### Exercise input

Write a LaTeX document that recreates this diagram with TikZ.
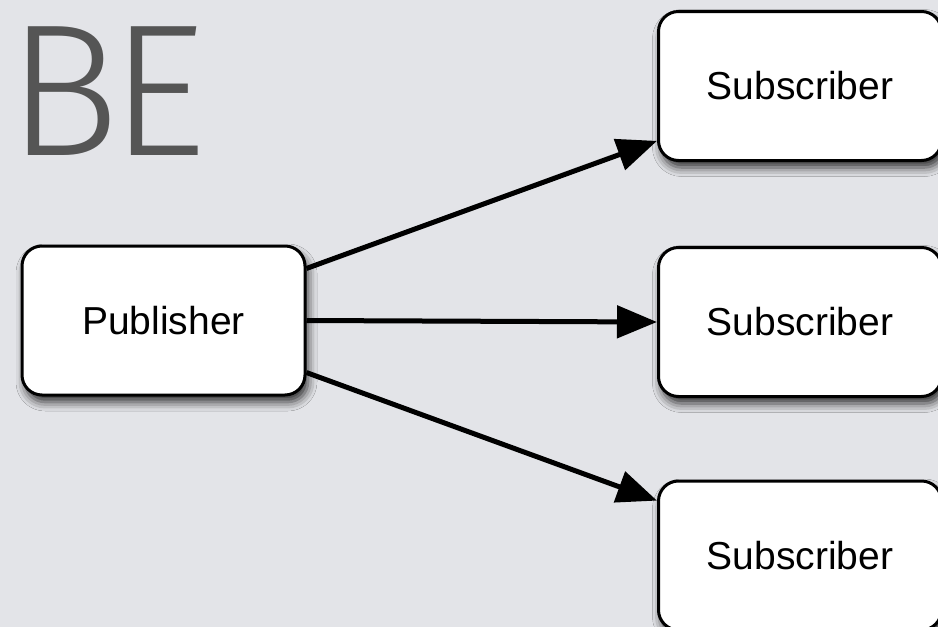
\documentclass[tikz,border=0pt]{standalone}
\usepackage{fontspec}
\setsansfont{Liberation Sans}
\newfontfamily\headfont{Fira Sans Light}
\usepackage{tikz}
\usetikzlibrary{arrows.meta,positioning,shadows.blur}

\definecolor{slidebg}{RGB}{227,228,232}
\definecolor{headgray}{RGB}{85,85,85}

\tikzset{
  box/.style={draw=black, line width=3pt, fill=white, rounded corners=20pt,
    minimum width=283pt, minimum height=149pt, inner sep=0pt,
    font=\sffamily\fontsize{39}{47}\selectfont,
    blur shadow={shadow xshift=3pt, shadow yshift=-7pt, shadow blur radius=9pt, shadow opacity=80}},
  feed/.style={line width=5pt, -{Triangle[length=40pt,width=32pt]}}
}

\begin{document}
\begin{tikzpicture}[x=1pt, y=-1pt]
  % slide background
  \fill[slidebg] (0,0) rectangle (938,627);
  \useasboundingbox (0,0) rectangle (938,627);

  % title fragment
  \node[anchor=base west, inner sep=0pt, text=headgray,
        font=\headfont\fontsize{188}{188}\selectfont] (title) at (7,155) {B\kern-9pt E};

  % publisher and subscribers
  \node[box] (pub) at (163.5,320.5) {Publisher};
  \node[box] (subA) at (800,86) {Subscriber};
  \node[box] (subB) at (800,322) {Subscriber};
  \node[box] (subC) at (800,555.5) {Subscriber};

  % message flow
  \draw[feed] (pub.20) -- (subA.201);
  \draw[feed] (pub.east) -- (subB.west);
  \draw[feed] (pub.-20) -- (subC.159);
\end{tikzpicture}
\end{document}
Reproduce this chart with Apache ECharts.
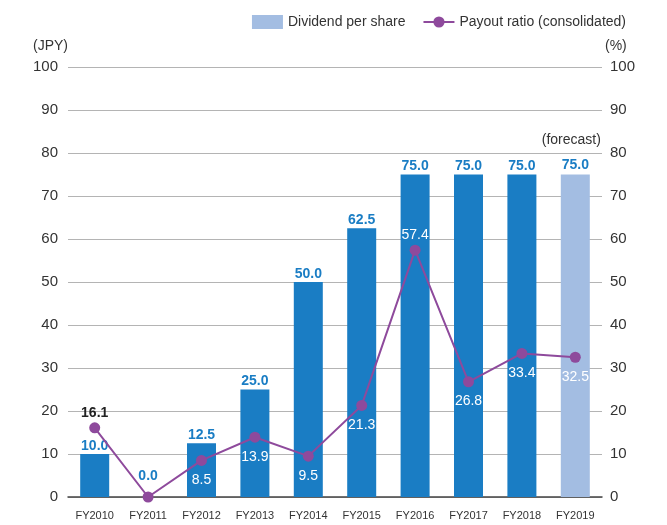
<!DOCTYPE html>
<html>
<head>
<meta charset="utf-8">
<script src="https://cdn.jsdelivr.net/npm/echarts@6/dist/echarts.min.js"></script>
<style>
  html, body { margin: 0; padding: 0; background: #fff; }
  #chart { width: 667px; height: 525px; }
</style>
</head>
<body>
<div id="chart"></div>
<script>
// 数据
const years = ['FY2010', 'FY2011', 'FY2012', 'FY2013', 'FY2014', 'FY2015', 'FY2016', 'FY2017', 'FY2018', 'FY2019'];
const dividend = [10.0, 0.0, 12.5, 25.0, 50.0, 62.5, 75.0, 75.0, 75.0, 75.0];
const payout = [16.1, 0.0, 8.5, 13.9, 9.5, 21.3, 57.4, 26.8, 33.4, 32.5];
const forecastIndex = 9;

const FONT = '"Liberation Sans", Arial, sans-serif';
const BLUE = '#1a7dc4';
const LIGHT = '#a3bde2';
const PURPLE = '#8e4a9c';

function chart () {
  const myChart = echarts.init(document.getElementById('chart'));

  // 柱子数据（最后一年为预测值，颜色变浅）
  const barData = dividend.map(function (v, i) {
    if (i === forecastIndex) {
      return {
        value: v,
        itemStyle: { color: LIGHT },
        label: {
          formatter: '{f|(forecast)}\n{v|' + v.toFixed(1) + '}',
          rich: {
            f: { fontFamily: FONT, fontSize: 14, color: '#333', fontWeight: 'normal', lineHeight: 34, padding: [0, 0, 0, -8] },
            v: { fontFamily: FONT, fontSize: 14, color: BLUE, fontWeight: 'bold', lineHeight: 16 }
          }
        }
      };
    }
    if (v === 0) {
      // 0 值标签抬高，避开折线的点
      return { value: v, label: { distance: 14 } };
    }
    return v;
  });

  // 折线标签：大部分在点下方白字，个别在上方
  const lineData = payout.map(function (v, i) {
    if (i === 0) {
      return { value: v, label: { position: 'top', distance: 2, color: '#222', fontWeight: 'bold' } };
    }
    if (i === 6) {
      return { value: v, label: { position: 'top', distance: 3 } };
    }
    if (i === 1) {
      return { value: v, label: { show: false } };
    }
    return v;
  });

  const option = {
    animation: false,
    textStyle: { fontFamily: FONT },
    legend: {
      top: 10,
      right: 36,
      itemWidth: 31,
      itemHeight: 14,
      itemGap: 17,
      textStyle: { fontFamily: FONT, fontSize: 14, color: '#333' },
      data: [
        { name: 'Dividend per share', icon: 'rect', itemStyle: { color: LIGHT } },
        { name: 'Payout ratio (consolidated)' }
      ]
    },
    grid: {
      left: 68,
      right: 65,
      top: 67,
      bottom: 28
    },
    xAxis: {
      type: 'category',
      data: years,
      axisLine: { show: true, lineStyle: { color: '#444', width: 1.5 } },
      axisTick: { show: false },
      axisLabel: { fontFamily: FONT, fontSize: 11, color: '#333', margin: 13 }
    },
    yAxis: [
      {
        type: 'value',
        min: 0,
        max: 100,
        interval: 10,
        name: '(JPY)',
        nameLocation: 'end',
        nameGap: 14,
        nameTextStyle: { fontFamily: FONT, fontSize: 14, color: '#333', align: 'right' },
        axisLine: { show: false },
        axisTick: { show: false },
        axisLabel: { fontFamily: FONT, fontSize: 15, color: '#333', margin: 10 },
        splitLine: { lineStyle: { color: '#b4b4b4', width: 1 } }
      },
      {
        type: 'value',
        min: 0,
        max: 100,
        interval: 10,
        name: '(%)',
        nameLocation: 'end',
        nameGap: 14,
        nameTextStyle: { fontFamily: FONT, fontSize: 14, color: '#333', align: 'left', padding: [0, 0, 0, 3] },
        axisLine: { show: false },
        axisTick: { show: false },
        axisLabel: { fontFamily: FONT, fontSize: 15, color: '#333', margin: 8 },
        splitLine: { show: false }
      }
    ],
    series: [
      {
        name: 'Dividend per share',
        type: 'bar',
        barWidth: 29,
        yAxisIndex: 0,
        itemStyle: { color: BLUE },
        label: {
          show: true,
          position: 'top',
          distance: 1,
          fontFamily: FONT,
          fontSize: 14,
          fontWeight: 'bold',
          color: BLUE,
          formatter: function (p) { return p.value.toFixed(1); }
        },
        data: barData
      },
      {
        name: 'Payout ratio (consolidated)',
        type: 'line',
        yAxisIndex: 1,
        symbol: 'circle',
        symbolSize: 11,
        z: 5,
        lineStyle: { color: PURPLE, width: 2 },
        itemStyle: { color: PURPLE },
        label: {
          show: true,
          position: 'bottom',
          distance: 7,
          fontFamily: FONT,
          fontSize: 14,
          color: '#fff',
          formatter: function (p) { return p.value.toFixed(1); }
        },
        data: lineData
      }
    ]
  };

  myChart.setOption(option);
  window.addEventListener('resize', function () {
    myChart.resize();
  });
}

chart();
</script>
</body>
</html>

### Exercise prompt
Without the pictures, retype the whole of the material above exactly.

### Answer for the task
Write a LaTeX document that recreates this diagram with TikZ.
\documentclass[tikz,border=0pt]{standalone}
\usepackage{fontspec}
\setsansfont{Liberation Sans}
\newfontfamily\headfont{Fira Sans Light}
\usepackage{tikz}
\usetikzlibrary{arrows.meta,positioning,shadows.blur}

\definecolor{slidebg}{RGB}{227,228,232}
\definecolor{headgray}{RGB}{85,85,85}

\tikzset{
  box/.style={draw=black, line width=3pt, fill=white, rounded corners=20pt,
    minimum width=283pt, minimum height=149pt, inner sep=0pt,
    font=\sffamily\fontsize{39}{47}\selectfont,
    blur shadow={shadow xshift=3pt, shadow yshift=-7pt, shadow blur radius=9pt, shadow opacity=80}},
  feed/.style={line width=5pt, -{Triangle[length=40pt,width=32pt]}}
}

\begin{document}
\begin{tikzpicture}[x=1pt, y=-1pt]
  % slide background
  \fill[slidebg] (0,0) rectangle (938,627);
  \useasboundingbox (0,0) rectangle (938,627);

  % title fragment
  \node[anchor=base west, inner sep=0pt, text=headgray,
        font=\headfont\fontsize{188}{188}\selectfont] (title) at (7,155) {B\kern-9pt E};

  % publisher and subscribers
  \node[box] (pub) at (163.5,320.5) {Publisher};
  \node[box] (subA) at (800,86) {Subscriber};
  \node[box] (subB) at (800,322) {Subscriber};
  \node[box] (subC) at (800,555.5) {Subscriber};

  % message flow
  \draw[feed] (pub.20) -- (subA.201);
  \draw[feed] (pub.east) -- (subB.west);
  \draw[feed] (pub.-20) -- (subC.159);
\end{tikzpicture}
\end{document}
Reproduce this chart with Apache ECharts.
<!DOCTYPE html>
<html>
<head>
<meta charset="utf-8">
<script src="https://cdn.jsdelivr.net/npm/echarts@6/dist/echarts.min.js"></script>
<style>
  html, body { margin: 0; padding: 0; background: #fff; }
  #chart { width: 667px; height: 525px; }
</style>
</head>
<body>
<div id="chart"></div>
<script>
// 数据
const years = ['FY2010', 'FY2011', 'FY2012', 'FY2013', 'FY2014', 'FY2015', 'FY2016', 'FY2017', 'FY2018', 'FY2019'];
const dividend = [10.0, 0.0, 12.5, 25.0, 50.0, 62.5, 75.0, 75.0, 75.0, 75.0];
const payout = [16.1, 0.0, 8.5, 13.9, 9.5, 21.3, 57.4, 26.8, 33.4, 32.5];
const forecastIndex = 9;

const FONT = '"Liberation Sans", Arial, sans-serif';
const BLUE = '#1a7dc4';
const LIGHT = '#a3bde2';
const PURPLE = '#8e4a9c';

function chart () {
  const myChart = echarts.init(document.getElementById('chart'));

  // 柱子数据（最后一年为预测值，颜色变浅）
  const barData = dividend.map(function (v, i) {
    if (i === forecastIndex) {
      return {
        value: v,
        itemStyle: { color: LIGHT },
        label: {
          formatter: '{f|(forecast)}\n{v|' + v.toFixed(1) + '}',
          rich: {
            f: { fontFamily: FONT, fontSize: 14, color: '#333', fontWeight: 'normal', lineHeight: 34, padding: [0, 0, 0, -8] },
            v: { fontFamily: FONT, fontSize: 14, color: BLUE, fontWeight: 'bold', lineHeight: 16 }
          }
        }
      };
    }
    if (v === 0) {
      // 0 值标签抬高，避开折线的点
      return { value: v, label: { distance: 14 } };
    }
    return v;
  });

  // 折线标签：大部分在点下方白字，个别在上方
  const lineData = payout.map(function (v, i) {
    if (i === 0) {
      return { value: v, label: { position: 'top', distance: 2, color: '#222', fontWeight: 'bold' } };
    }
    if (i === 6) {
      return { value: v, label: { position: 'top', distance: 3 } };
    }
    if (i === 1) {
      return { value: v, label: { show: false } };
    }
    return v;
  });

  const option = {
    animation: false,
    textStyle: { fontFamily: FONT },
    legend: {
      top: 10,
      right: 36,
      itemWidth: 31,
      itemHeight: 14,
      itemGap: 17,
      textStyle: { fontFamily: FONT, fontSize: 14, color: '#333' },
      data: [
        { name: 'Dividend per share', icon: 'rect', itemStyle: { color: LIGHT } },
        { name: 'Payout ratio (consolidated)' }
      ]
    },
    grid: {
      left: 68,
      right: 65,
      top: 67,
      bottom: 28
    },
    xAxis: {
      type: 'category',
      data: years,
      axisLine: { show: true, lineStyle: { color: '#444', width: 1.5 } },
      axisTick: { show: false },
      axisLabel: { fontFamily: FONT, fontSize: 11, color: '#333', margin: 13 }
    },
    yAxis: [
      {
        type: 'value',
        min: 0,
        max: 100,
        interval: 10,
        name: '(JPY)',
        nameLocation: 'end',
        nameGap: 14,
        nameTextStyle: { fontFamily: FONT, fontSize: 14, color: '#333', align: 'right' },
        axisLine: { show: false },
        axisTick: { show: false },
        axisLabel: { fontFamily: FONT, fontSize: 15, color: '#333', margin: 10 },
        splitLine: { lineStyle: { color: '#b4b4b4', width: 1 } }
      },
      {
        type: 'value',
        min: 0,
        max: 100,
        interval: 10,
        name: '(%)',
        nameLocation: 'end',
        nameGap: 14,
        nameTextStyle: { fontFamily: FONT, fontSize: 14, color: '#333', align: 'left', padding: [0, 0, 0, 3] },
        axisLine: { show: false },
        axisTick: { show: false },
        axisLabel: { fontFamily: FONT, fontSize: 15, color: '#333', margin: 8 },
        splitLine: { show: false }
      }
    ],
    series: [
      {
        name: 'Dividend per share',
        type: 'bar',
        barWidth: 29,
        yAxisIndex: 0,
        itemStyle: { color: BLUE },
        label: {
          show: true,
          position: 'top',
          distance: 1,
          fontFamily: FONT,
          fontSize: 14,
          fontWeight: 'bold',
          color: BLUE,
          formatter: function (p) { return p.value.toFixed(1); }
        },
        data: barData
      },
      {
        name: 'Payout ratio (consolidated)',
        type: 'line',
        yAxisIndex: 1,
        symbol: 'circle',
        symbolSize: 11,
        z: 5,
        lineStyle: { color: PURPLE, width: 2 },
        itemStyle: { color: PURPLE },
        label: {
          show: true,
          position: 'bottom',
          distance: 7,
          fontFamily: FONT,
          fontSize: 14,
          color: '#fff',
          formatter: function (p) { return p.value.toFixed(1); }
        },
        data: lineData
      }
    ]
  };

  myChart.setOption(option);
  window.addEventListener('resize', function () {
    myChart.resize();
  });
}

chart();
</script>
</body>
</html>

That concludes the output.